June 9, 1998
Clusters of galaxies are gravitationally bound groups of about 1000 galaxies about 3 million light years across, with a combined mass 10,000 times the mass of our own Milky Way galaxy.
"The model of galaxy evolution in clusters is that 4 billion to 5 billion years ago, clusters had many more blue galaxies than clusters do today," said Melville P. Ulmer, professor of physics and astronomy at Northwestern, who led the study. The blueness, he explained, is caused by younger, hotter stars.
"If you look at clusters of galaxies far away, which means a long time ago, on average they have a lot more blue galaxies than red galaxies," Ulmer said. "When you look nearby, you find clusters of galaxies have hardly any blue galaxies. They're almost all red galaxies."
But Ulmer and an undergraduate student, Anne J. Metevier, and postdoctoral researcher A. Katherine Romer focused on three clusters only 2 billion light years away. Although the universe was perhaps 80 percent as old as it is now when light left these clusters, these particular nearby clusters nevertheless appeared "young" because their X-ray pattern was still in the shape of two blobs rather than a fully formed sphere. Clusters emit X-rays from hot, ionized gas between their galaxies.
"The shape of the X-ray emissions led us to believe these clusters might still be forming, and the galaxies within them might be young as well," said Metevier, who is now in graduate study at the University of California, Santa Cruz. This turned out to be true, she said, as evidenced by the color of the clusters. In fact, one of the three clusters Ulmer's group studied is the bluest galaxy cluster ever.
"This cluster is remarkable not only because it is so blue but because until now astronomers believed that blue clusters could only exist at early times in the universe, yet this cluster is nearly a contemporary of our own," Ulmer said.
The belief that the galaxy population in clusters varies smoothly from blue (young) to old (red) as we change our view from distant to nearby clusters is called the Butcher-Oemler effect and may now have to be revised.
"What we think is happening is that these particular clusters we've looked at are just forming, and in the process of coalescing , some gas gets compressed," Ulmer said. "When the gas is compressed on the galaxies, that ignites star formation." The result is bluer galaxies within the cluster.
The optical observations were made by Romer on the National Science Foundation's National Optical Astronomy Observatory's 36-inch telescope on Kitt Peak in Arizona. The X-ray observations were made with NASA's Einstein Satellite. Romer is now at Carnegie Mellon University.

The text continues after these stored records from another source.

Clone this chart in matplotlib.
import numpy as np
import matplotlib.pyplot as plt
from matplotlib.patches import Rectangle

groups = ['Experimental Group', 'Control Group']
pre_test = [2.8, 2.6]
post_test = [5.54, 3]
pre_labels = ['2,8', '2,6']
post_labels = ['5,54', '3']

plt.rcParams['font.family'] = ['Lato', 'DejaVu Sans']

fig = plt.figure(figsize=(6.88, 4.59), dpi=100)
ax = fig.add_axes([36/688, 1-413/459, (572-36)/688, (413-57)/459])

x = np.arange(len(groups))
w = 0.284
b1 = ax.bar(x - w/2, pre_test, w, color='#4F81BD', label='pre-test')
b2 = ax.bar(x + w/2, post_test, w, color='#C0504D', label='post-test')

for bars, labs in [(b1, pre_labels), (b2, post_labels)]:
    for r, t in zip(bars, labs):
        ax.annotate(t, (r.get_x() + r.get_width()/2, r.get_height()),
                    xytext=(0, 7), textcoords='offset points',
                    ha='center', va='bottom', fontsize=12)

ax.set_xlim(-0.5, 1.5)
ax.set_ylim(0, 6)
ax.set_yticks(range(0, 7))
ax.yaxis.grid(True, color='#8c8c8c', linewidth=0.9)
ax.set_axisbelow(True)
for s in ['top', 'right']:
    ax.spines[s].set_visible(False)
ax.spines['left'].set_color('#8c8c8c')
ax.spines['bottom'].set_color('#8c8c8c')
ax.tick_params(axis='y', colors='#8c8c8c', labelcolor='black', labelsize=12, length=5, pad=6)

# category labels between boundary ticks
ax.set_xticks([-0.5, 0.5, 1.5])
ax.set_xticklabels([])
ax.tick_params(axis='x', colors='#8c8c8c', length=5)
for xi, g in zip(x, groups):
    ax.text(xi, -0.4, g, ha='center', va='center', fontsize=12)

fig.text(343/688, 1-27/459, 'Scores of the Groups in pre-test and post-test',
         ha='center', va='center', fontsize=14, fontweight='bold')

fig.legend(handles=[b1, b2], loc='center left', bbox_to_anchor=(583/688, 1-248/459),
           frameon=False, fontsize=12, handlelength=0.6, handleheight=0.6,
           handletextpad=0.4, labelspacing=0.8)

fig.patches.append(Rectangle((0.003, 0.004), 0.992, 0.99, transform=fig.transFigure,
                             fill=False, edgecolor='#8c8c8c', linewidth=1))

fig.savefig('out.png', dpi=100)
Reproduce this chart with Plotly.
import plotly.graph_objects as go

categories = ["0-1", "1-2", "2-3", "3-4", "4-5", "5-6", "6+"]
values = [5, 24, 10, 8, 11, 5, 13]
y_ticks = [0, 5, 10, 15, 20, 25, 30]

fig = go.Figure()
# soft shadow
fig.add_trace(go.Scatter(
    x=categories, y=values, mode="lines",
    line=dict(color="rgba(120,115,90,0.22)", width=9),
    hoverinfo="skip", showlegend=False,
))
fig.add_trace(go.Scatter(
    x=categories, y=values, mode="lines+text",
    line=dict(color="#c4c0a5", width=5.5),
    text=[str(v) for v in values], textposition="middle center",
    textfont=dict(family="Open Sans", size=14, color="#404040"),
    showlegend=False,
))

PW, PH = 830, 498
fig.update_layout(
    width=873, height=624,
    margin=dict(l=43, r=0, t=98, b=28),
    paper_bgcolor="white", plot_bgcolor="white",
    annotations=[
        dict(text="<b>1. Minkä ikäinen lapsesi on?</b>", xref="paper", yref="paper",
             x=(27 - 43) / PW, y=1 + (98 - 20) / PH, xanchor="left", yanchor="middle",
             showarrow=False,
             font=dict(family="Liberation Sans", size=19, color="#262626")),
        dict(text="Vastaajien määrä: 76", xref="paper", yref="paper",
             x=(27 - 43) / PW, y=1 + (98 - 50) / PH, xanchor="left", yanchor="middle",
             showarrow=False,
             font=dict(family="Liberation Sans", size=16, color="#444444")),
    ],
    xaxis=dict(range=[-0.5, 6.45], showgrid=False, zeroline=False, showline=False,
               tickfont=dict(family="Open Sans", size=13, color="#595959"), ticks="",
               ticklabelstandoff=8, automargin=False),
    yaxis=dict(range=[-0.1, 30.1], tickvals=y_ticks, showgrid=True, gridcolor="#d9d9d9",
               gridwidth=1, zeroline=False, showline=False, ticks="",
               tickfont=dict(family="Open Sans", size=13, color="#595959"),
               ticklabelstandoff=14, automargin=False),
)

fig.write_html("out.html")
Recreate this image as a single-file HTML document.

Ulmer said researchers now need to measure the fraction of blue galaxies in other clusters at a range of distances from 1 billion to 5 billion light years away, paying special attention to those clusters with a clumpy appearance in their X-ray images. Further insights into cluster formation and its link to galaxy formation, he said, may come from new, high quality X-ray images from NASA's Advanced X-ray Astrophysics Facility, scheduled for launch in December.
The reported work was supported in part by as NASA Space Grant to the State of Illinois, the NASA Astrophysics Data Program, Northwestern University, Carnegie Mellon University and the University of California, Santa Cruz.
Telescope view of Abell 98, a blue galaxy cluster in the constellation Pisces, with its two lobes of X-ray emissions marked.